The petitioners, Burr Oaks Corporation, A. Aaron Elkind and Rosella Elkind, Harold A. Watkins and Fannie G. Watkins, Maurice Ritz and Esther Leah Ritz, instituted these proceedings in the Tax Court to contest deficiencies in income taxes determined against them. Mrs. Elkind, Mrs. Watkins and Mrs. Ritz are in these cases only because joint income tax returns were filed. The cases were consolidated. The opinion of the Tax Court is reported at 43 T.C. 635, No. 51. The Tax Court held that the transfer of certain land by the petitioners A. Aaron Elkind, Harold A. Watkins and Maurice Ritz (hereinafter called "the individual appellants") to the corporate appellant represented a contribution to capital and not a sale. Accordingly, the Tax Court determined a deficiency against the corporate appellant for fiscal years ended September 30, 1958, 1959 and 1960. The Tax Court found deficiencies for one of the individual appellants, but also found an overpayment by all three of the individual appellants for 1959. The individual appellants have taken this appeal because of their concern as to adverse effect on future taxable years.

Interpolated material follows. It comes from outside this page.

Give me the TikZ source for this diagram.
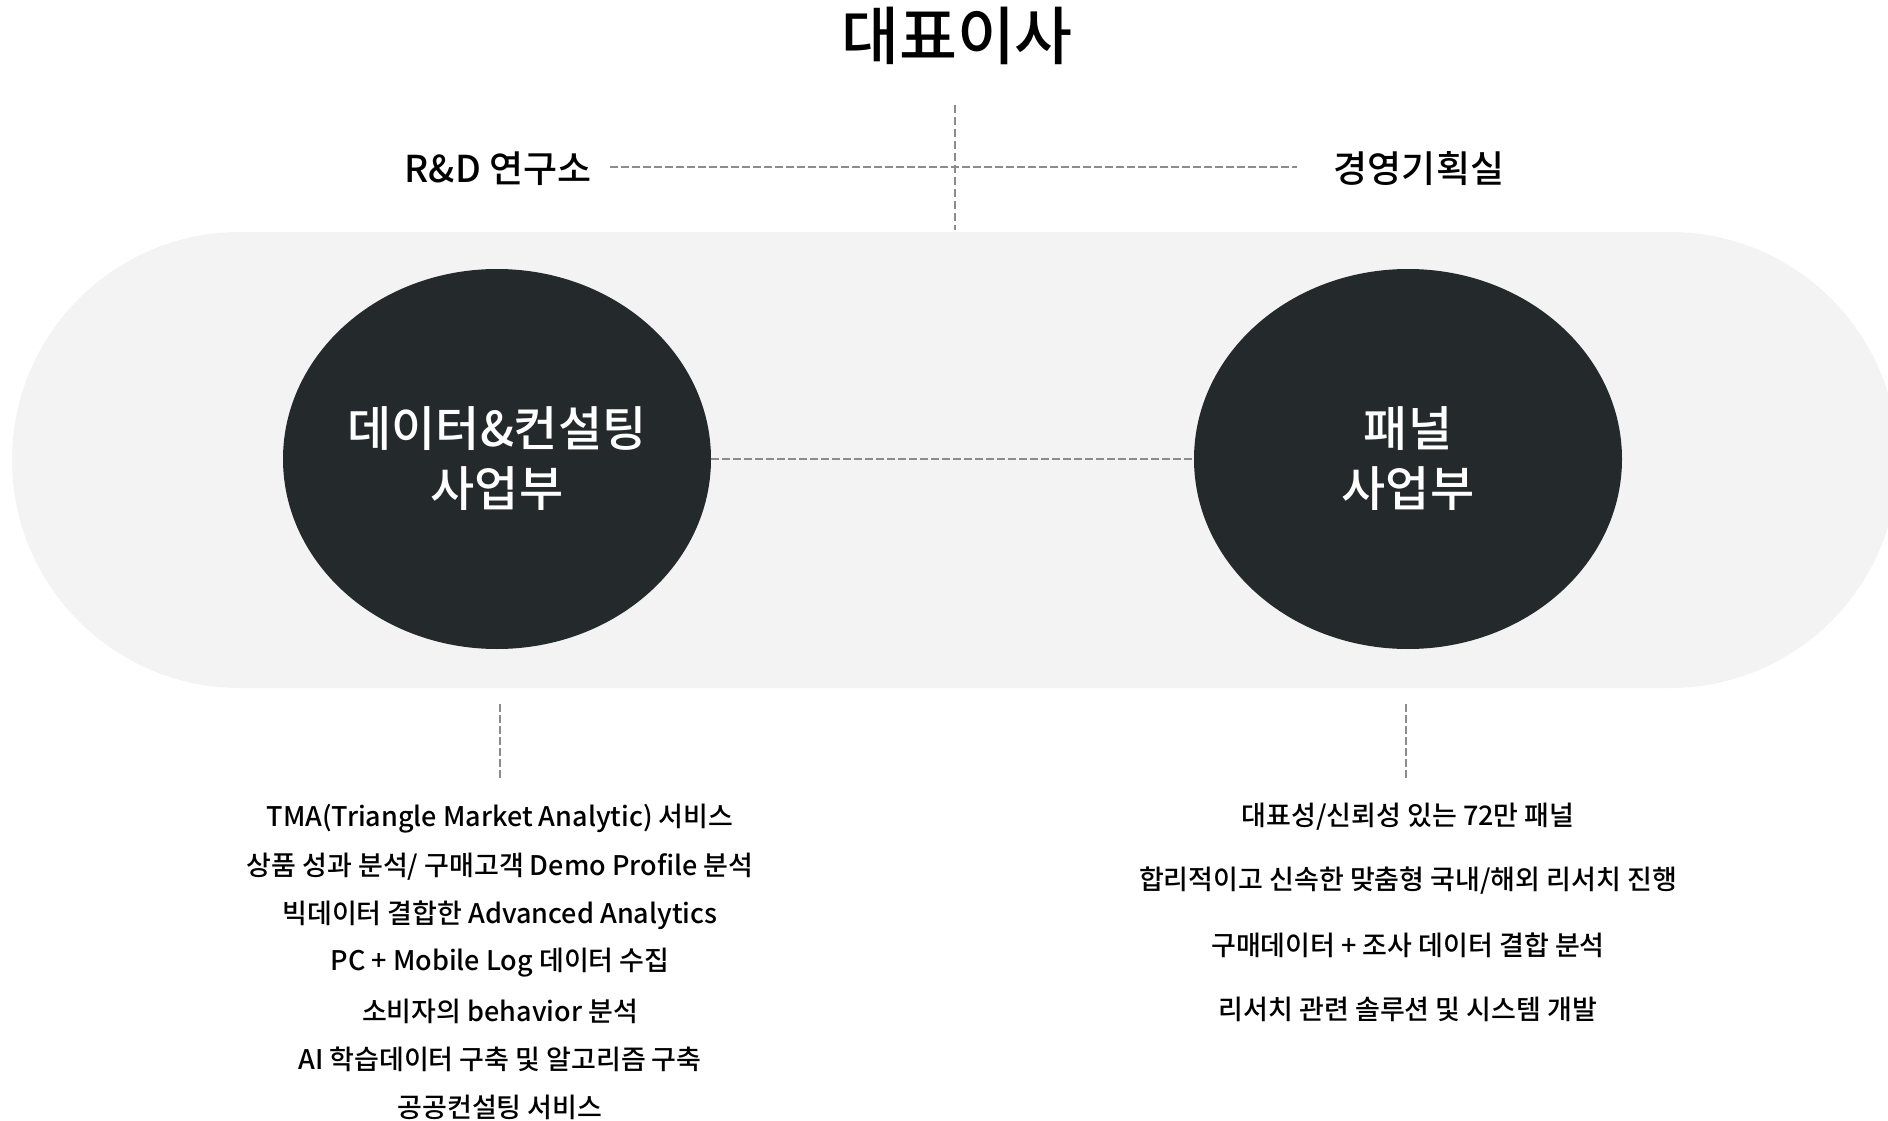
\documentclass[tikz,border=0pt]{standalone}
\usepackage{fontspec}
\setmainfont{Noto Sans CJK KR}[UprightFont={* Medium}]
\usepackage{tikz}
\usetikzlibrary{shapes.geometric,positioning}

\definecolor{unitfill}{HTML}{24292B}
\definecolor{bandfill}{HTML}{F3F3F3}
\definecolor{dashgray}{HTML}{8C8C8C}

\begin{document}
\begin{tikzpicture}[x=1pt,y=-1pt,node distance=48pt]
        \tikzset{
            unit/.style = {ellipse, minimum width=428pt, minimum height=380pt, inner sep=0pt, fill=unitfill, text=white, align=center, font=\fontsize{48}{60}\selectfont},
            office/.style = {inner sep=0pt, font=\fontsize{37}{42}\selectfont},
            item/.style = {inner sep=0pt, font=\fontsize{27}{34}\selectfont},
            link/.style = {draw=dashgray, line width=2pt, dash pattern=on 8pt off 3pt}
        }
        \clip (0,0) rectangle (1888,1121);
        \fill[bandfill, rounded corners=228pt] (12,232) rectangle (1898,688);

        \node (ceo) [inner sep=0pt, font=\fontsize{63}{72}\selectfont] at (957,36) {대표이사};
        \node (rnd) [office] at (498,169) {R\&D 연구소};
        \node (plan) [office] at (1419,169) {경영기획실};
        \coordinate (ceoLine) at (955,105);
        \coordinate (band) at (955,230);
        \coordinate (rndEnd) at (610,167);
        \coordinate (planEnd) at (1297,167);

        \draw [link, dash pattern=on 8pt off 4pt] (ceoLine) -- (band);
        \draw [link] (rndEnd) -- (planEnd);

        \node (dcs) [unit] at (497,459) {데이터\&컨설팅\\사업부};
        \node (panel) [unit] at (1408,459) {패널\\사업부};
        \draw [link] (dcs.east) -- (panel.west);

        % business lines of each unit
        \coordinate (dcsTop) at (500,704);
        \coordinate (dcsBot) at (500,780);
        \coordinate (panelTop) at (1406,704);
        \coordinate (panelBot) at (1406,780);
        \draw [link] (dcsTop) -- (dcsBot);
        \draw [link] (panelTop) -- (panelBot);

        \node (d1) [item] at (500,819) {TMA(Triangle Market Analytic) 서비스};
        \node (d2) [item, below of=d1] {상품 성과 분석/ 구매고객 Demo Profile 분석};
        \node (d3) [item, below of=d2] {빅데이터 결합한 Advanced Analytics};
        \node (d4) [item, below of=d3] {PC + Mobile Log 데이터 수집};
        \node (d5) [item, below of=d4] {소비자의 behavior 분석};
        \node (d6) [item, below of=d5] {AI 학습데이터 구축 및 알고리즘 구축};
        \node (d7) [item, below of=d6] {공공컨설팅 서비스};

        \node (p1) [item] at (1408,817) {대표성/신뢰성 있는 72만 패널};
        \node (p2) [item, below of=p1, yshift=-16pt] {합리적이고 신속한 맞춤형 국내/해외 리서치 진행};
        \node (p3) [item, below of=p2, yshift=-16pt] {구매데이터 + 조사 데이터 결합 분석};
        \node (p4) [item, below of=p3, yshift=-16pt] {리서치 관련 솔루션 및 시스템 개발};

    \end{tikzpicture}
\end{document}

Did the transfer represent an equity contribution?
The appellate court affirmed the order, holding that the transfer represented an equity contribution. The court held that the payment to appellant individuals for the transfer was dependent on the success of Burr Oaks, an untried undercapitalized business with uncertain prospects. Further, it found that appellant individuals, while not shareholders, controlled Burr Oaks’ affairs. The court fixed Burr Oaks’ basis for the property as the carry-over basis from appellant individuals pursuant to 11 U.S.C.S. § 362(a)(1).